Uh... yeah! Unless you really believe that we have some kind of crystal ball that let's us peer over your shoulder and remote view whatever you did.

Make your best attempt and post it. You can type it or take a picture of your work and post it (but try to keep the file sizes reasonable, as in a couple hundred kilobytes max).

 

okay

 

sorry my camera isn't very good

 

Hello,

You can use the GIMP for correcting the white balance and crop the image.
This is what I get as result for your image:



Bertus

 

sorry my camera isn't very good

It's more than good enough. Thanks.

Other than being sloppy with your units ("1" and "10" are not resistances while "1 kΩ" and "10 kΩ" are) you have done fine (though I don't see any "thevenizing" going on anywhere).

Now just solve for x, since that IS the value of R2 and, once you have that, solve for R1 based on the constraint between R1 and R2.

If you don't get the right answer (which you can determine by just fixing R1 and R2 at the values you come up with and seeing if you get 3 V across the load with those values) the post your work from this point on and we can take a look.

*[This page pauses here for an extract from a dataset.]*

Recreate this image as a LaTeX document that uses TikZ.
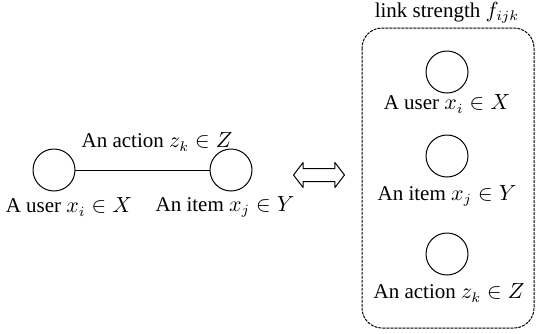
\documentclass[tikz,border=0pt]{standalone}
\usepackage{fontspec}
\setmainfont{Liberation Serif}
\usepackage{tikz}
\usetikzlibrary{arrows.meta,calc,positioning,shapes.arrows}
\tikzset{
  vtx/.style={circle, draw, minimum size=21pt, inner sep=0pt},
  lbl/.style={inner sep=1pt, font=\fontsize{10.5}{12.5}\selectfont},
  every picture/.style={line cap=round, line join=round}
}

\begin{document}
\begin{tikzpicture}[x=0.5pt, y=-0.5pt, line width=0.5pt]
  \useasboundingbox (0,0) rectangle (540,333);
  % left: one link
  \node[vtx] (user) at (54,170) {};
  \node[vtx] (item) at (231,170) {};
  \draw (user)--(item);
  \node[lbl] (act) at (157,142) {An action $z_k \in Z$};
  \node[lbl] (userl) at (69,207) {A user $x_i \in X$};
  \node[lbl] (iteml) at (225,207) {An item $x_j \in Y$};
  % equivalence
  \node[draw, shape=double arrow, minimum height=25.5pt, inner xsep=0pt, inner ysep=3pt,
        double arrow head extend=3pt, double arrow tip angle=105] (eqv) at (319,175) {};
  % right: three vertices in one box
  \draw[dash pattern=on 1.2pt off 0.8pt, rounded corners=10pt] (362,28) rectangle (534,328);
  \node[lbl] (fijk) at (447,13) {link strength $f_{ijk}$};
  \node[vtx] (buser) at (447,72) {};
  \node[lbl] (buserl) at (447,104) {A user $x_i \in X$};
  \node[vtx] (bitem) at (447,156) {};
  \node[lbl] (biteml) at (447,196) {An item $x_j \in Y$};
  \node[vtx] (bact) at (447,254) {};
  \node[lbl] (bactl) at (449,293) {An action $z_k \in Z$};
\end{tikzpicture}
\end{document}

It can also help to estimate some bounds on the answer. You came up with no-load values of R1 = 750 Ω and R2 = 250 Ω. Since 10 kΩ >> 1 kΩ, it is reasonable to expect that the actual needed values will be in this vicinity. We can further determine that since the addition of the load will cause the output voltage to drop, we need to increase the value of R2 to compensate. Thus the final value of R2 should be somewhat higher than 250 Ω, but not by much. For the parallel part, the load is ~40x the value of R2, so we can expect the needed change to be on the order of 1/40 of the value of R2, which would be 250 Ω / 40 or 6.25 Ω. So expect the actual value of R2 to be somewhere close to 256 Ω. We could look more closely to see if the value needs to be more or less than 256.25 Ω, but we've already narrowed the answer pretty tight. Just winging it, we can put up an approximate window of 50% of the 6 Ω and say that we expect the answer to be between 253 Ω and 259 Ω. This isn't an absolutely hard window, but if we get anything in that range it is probably correct while if we get anything outside of that range we probably need to look at it pretty skeptically.

 

sorry I haven't replied earlier, I have been busy.

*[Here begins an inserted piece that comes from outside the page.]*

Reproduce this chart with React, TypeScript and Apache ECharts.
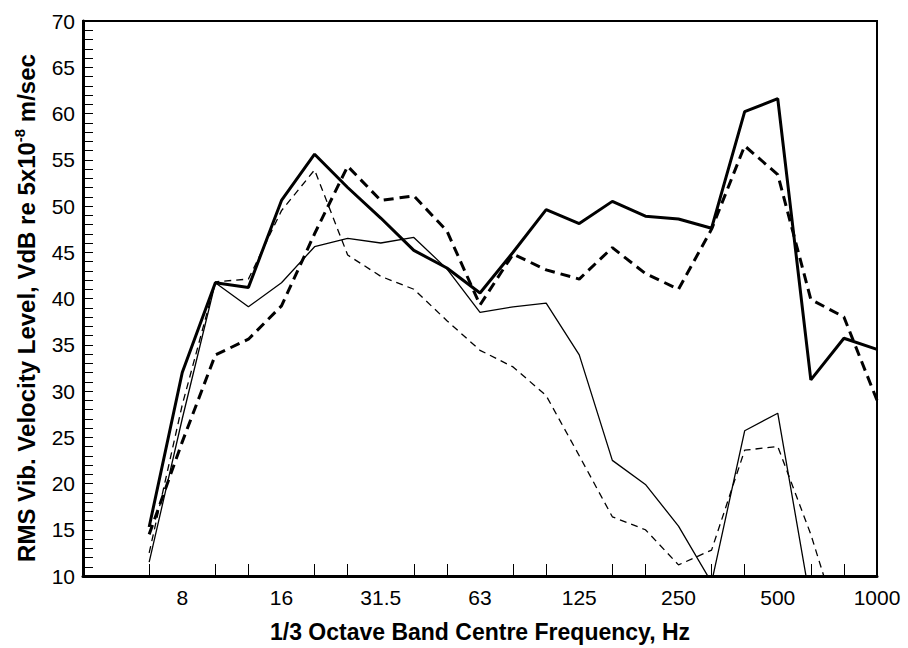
import React, { useEffect, useRef } from "react";
import * as echarts from "echarts";

// 1/3 octave band centre frequencies (Hz); axis runs from 4 Hz to 1000 Hz
const bands = ["4", "5", "6.3", "8", "10", "12.5", "16", "20", "25", "31.5", "40", "50", "63", "80", "100", "125", "160", "200", "250", "315", "400", "500", "630", "800", "1000"];
const labelledBands = ["8", "16", "31.5", "63", "125", "250", "500", "1000"];

// Series values, VdB (null = no data); first two entries correspond to 4 and 5 Hz
const thickSolid = [null, null, 15.3, 32.0, 41.7, 41.2, 50.6, 55.6, 52.0, 48.7, 45.2, 43.3, 40.6, 45.0, 49.6, 48.1, 50.5, 48.9, 48.6, 47.6, 60.2, 61.6, 31.2, 35.7, 34.5];
const thickDashed = [null, null, 14.5, 24.5, 33.9, 35.6, 39.2, 47.0, 54.3, 50.6, 51.1, 47.3, 39.3, 44.8, 43.1, 42.1, 45.5, 42.7, 41.0, 47.5, 56.5, 53.4, 39.9, 38.0, 29.0];
const thinSolid = [null, null, 11.5, 27.0, 41.7, 39.1, 41.7, 45.6, 46.5, 46.0, 46.6, 43.2, 38.5, 39.1, 39.5, 33.9, 22.5, 19.9, 15.4, 9.3, 25.7, 27.6, 7.0, null, null];
const thinDashed = [null, null, 12.5, 28.5, 41.8, 42.1, 49.5, 53.9, 44.7, 42.4, 41.0, 37.6, 34.4, 32.6, 29.5, 23.0, 16.4, 15.0, 11.2, 12.8, 23.6, 24.0, 14.5, 3.0, null];

const yMin = 10;
const yMax = 70;
const yStep = 5;

const FONT = "'Liberation Sans', Arial, Helvetica, sans-serif";

export default function App() {
  const ref = useRef<HTMLDivElement>(null);

  useEffect(() => {
    if (!ref.current) return;
    const chart = echarts.init(ref.current, undefined, { renderer: "svg" });
    const lineSeries = (data: (number | null)[], width: number, type: any) => ({
      type: "line",
      data,
      symbol: "none",
      clip: true,
      connectNulls: false,
      lineStyle: { color: "#000", width, type },
    });
    chart.setOption({
      animation: false,
      backgroundColor: "#fff",
      grid: {
        left: 83,
        right: 31,
        top: 21,
        bottom: 70,
        show: true,
        borderColor: "#000",
        borderWidth: 2,
        backgroundColor: "transparent",
      },
      graphic: [
        {
          type: "text",
          x: 25,
          y: 308,
          rotation: Math.PI / 2,
          style: {
            text: "{b|RMS Vib. Velocity Level, VdB re 5x10}{s|-8}{b| m/sec}",
            align: "center",
            verticalAlign: "middle",
            fill: "#000",
            rich: {
              b: { fontFamily: FONT, fontSize: 24, fontWeight: "bold", fill: "#000", lineHeight: 27, verticalAlign: "bottom" },
              s: { fontFamily: FONT, fontSize: 15, fontWeight: "bold", fill: "#000", lineHeight: 15, verticalAlign: "top" },
            },
          },
        },
      ],
      xAxis: {
        type: "category",
        data: bands,
        boundaryGap: false,
        name: "1/3 Octave Band Centre Frequency, Hz",
        nameLocation: "middle",
        nameGap: 44,
        nameTextStyle: { fontFamily: FONT, fontSize: 23, fontWeight: "bold", color: "#000" },
        axisLine: { lineStyle: { color: "#000", width: 3 } },
        axisTick: {
          inside: true,
          length: 12,
          lineStyle: { color: "#000", width: 1 },
          interval: (index: number, value: string) => index >= 2 && index < bands.length - 1 && labelledBands.indexOf(value) < 0,
        },
        axisLabel: {
          interval: (index: number, value: string) => labelledBands.indexOf(value) >= 0,
          fontFamily: FONT,
          fontSize: 21,
          color: "#000",
          margin: 11,
        },
        splitLine: { show: false },
      },
      yAxis: {
        type: "value",
        min: yMin,
        max: yMax,
        interval: yStep,
        axisLine: { show: true, lineStyle: { color: "#000", width: 3 } },
        axisTick: { show: true, inside: true, length: 10, lineStyle: { color: "#000", width: 1 } },
        minorTick: { show: true, splitNumber: 5, length: 10, lineStyle: { color: "#000", width: 1 } },
        axisLabel: { fontFamily: FONT, fontSize: 21, color: "#000", margin: 8 },
        splitLine: { show: false },
        minorSplitLine: { show: false },
      },
      series: [
        lineSeries(thickSolid, 3, "solid"),
        lineSeries(thickDashed, 3, [10, 6]),
        lineSeries(thinSolid, 1.3, "solid"),
        lineSeries(thinDashed, 1.3, [7, 5]),
      ],
    });
    return () => chart.dispose();
  }, []);

  return (
    <div
      ref={ref}
      style={{ position: "fixed", left: 0, top: 0, width: 908, height: 648, background: "#fff" }}
    />
  );
}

After solving for x I got a cubic equation: x^3+49x^2+360x-100=0

after solving I got values of x as : 0.26795180870133 , -39.91897940641037, -9.34897240229095.

the first value of x makes more sense. so my values for R1=732ohms, R2= 268ohms

and this gives me a value of Vout as 3.154volts.

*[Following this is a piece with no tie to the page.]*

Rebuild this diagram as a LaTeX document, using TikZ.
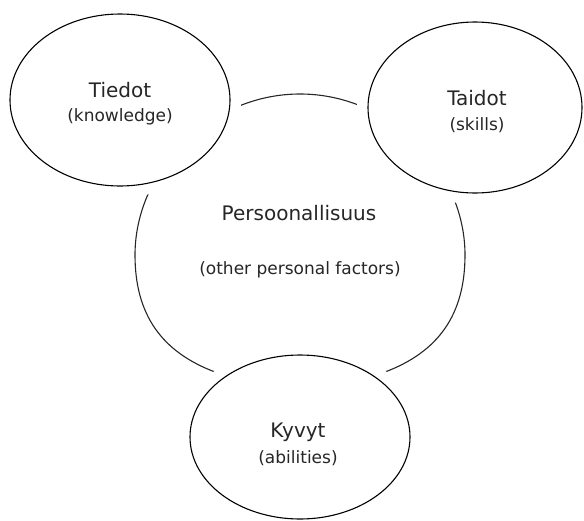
\documentclass[tikz,border=0pt]{standalone}
\usepackage{fontspec}
\setmainfont{DejaVu Sans}
\usetikzlibrary{shapes.geometric}
\tikzset{
  bubble/.style={ellipse, draw=black, fill=white, line width=1.1pt, inner sep=0pt,
    preaction={draw=white, line width=22pt}},
  bigtxt/.style={font=\fontsize{20}{24}\selectfont, text=black!85},
  smalltxt/.style={font=\fontsize{17}{20}\selectfont, text=black!85},
  outline/.style={draw=black!85, line width=1.1pt}
}
\begin{document}
\begin{tikzpicture}[x=1pt,y=-1pt]
\useasboundingbox (0,0) rectangle (584,520);
% central shape
\draw[outline] (300,94) .. controls (390,94) and (465,170) .. (465,255)
  .. controls (465,315) and (438,352) .. (385,372)
  .. controls (360,385) and (330,398) .. (300,398)
  .. controls (270,398) and (240,385) .. (215,372)
  .. controls (162,352) and (135,315) .. (135,255)
  .. controls (135,170) and (210,94) .. (300,94) -- cycle;
% ellipses
\node[bubble, minimum width=220pt, minimum height=172pt] (tiedot) at (120,100) {};
\node[bubble, minimum width=214pt, minimum height=171pt] (taidot) at (475,107.5) {};
\node[bubble, minimum width=220pt, minimum height=164pt] (kyvyt) at (300,437) {};
% texts
\node[bigtxt] (t1) at (120,90) {Tiedot};
\node[smalltxt] (t2) at (120,117) {(knowledge)};
\node[bigtxt] (s1) at (477,98) {Taidot};
\node[smalltxt] (s2) at (477,125) {(skills)};
\node[bigtxt] (k1) at (298,432) {Kyvyt};
\node[smalltxt] (k2) at (298,458) {(abilities)};
\node[bigtxt] (p1) at (299,213) {Persoonallisuus};
\node[smalltxt] (p2) at (300,270) {(other personal factors)};
\end{tikzpicture}
\end{document}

don't know if this is correct but its close enough.

THANKS FOR YOUR HELP !!!!!!

 

don't know if this is correct but its close enough.

"Close enough" only works in government work.
To check your solution, use your calculated values for the pot and see if you come up with 3V across the load.
Just make a Thevenin equivalent of the pot and use that to calculate the load voltage.

 

You should not be getting a cubic equation, so I suspect that the fact that one of your solutions is in the ballpark is pure coincidence. But without seeing your work that led to that cubic equation there isn't much I can do to help you find where you went wrong. Keep in mind that when you have multiple solutions to a problem that clearly has a single solution, all of the solutions but the correct one better be outright impossible (such as a negative resistance).

 

 

It might be easier to write the equations in terms of current rather than voltage.
You know the voltages across R1 and R2.
You know that the current through R1 must equal the current through R2 plus the load current.
Writing the equations for the current through R1 and R2 should give simpler equations to solve.

 

[QUOTE="flextor63, post: 1059965, member: 391697][/QUOTE]

You are making your life a lot more complicated than it needs to be. Instead of "cross multiply the bracket", simply multiply the numerator and denominator by (x + 10 kΩ). The way you are doing it masks the fact that, once you finish cross multiplying, the numerator and denominator have that shared factor. Go back and start from there and see what happens.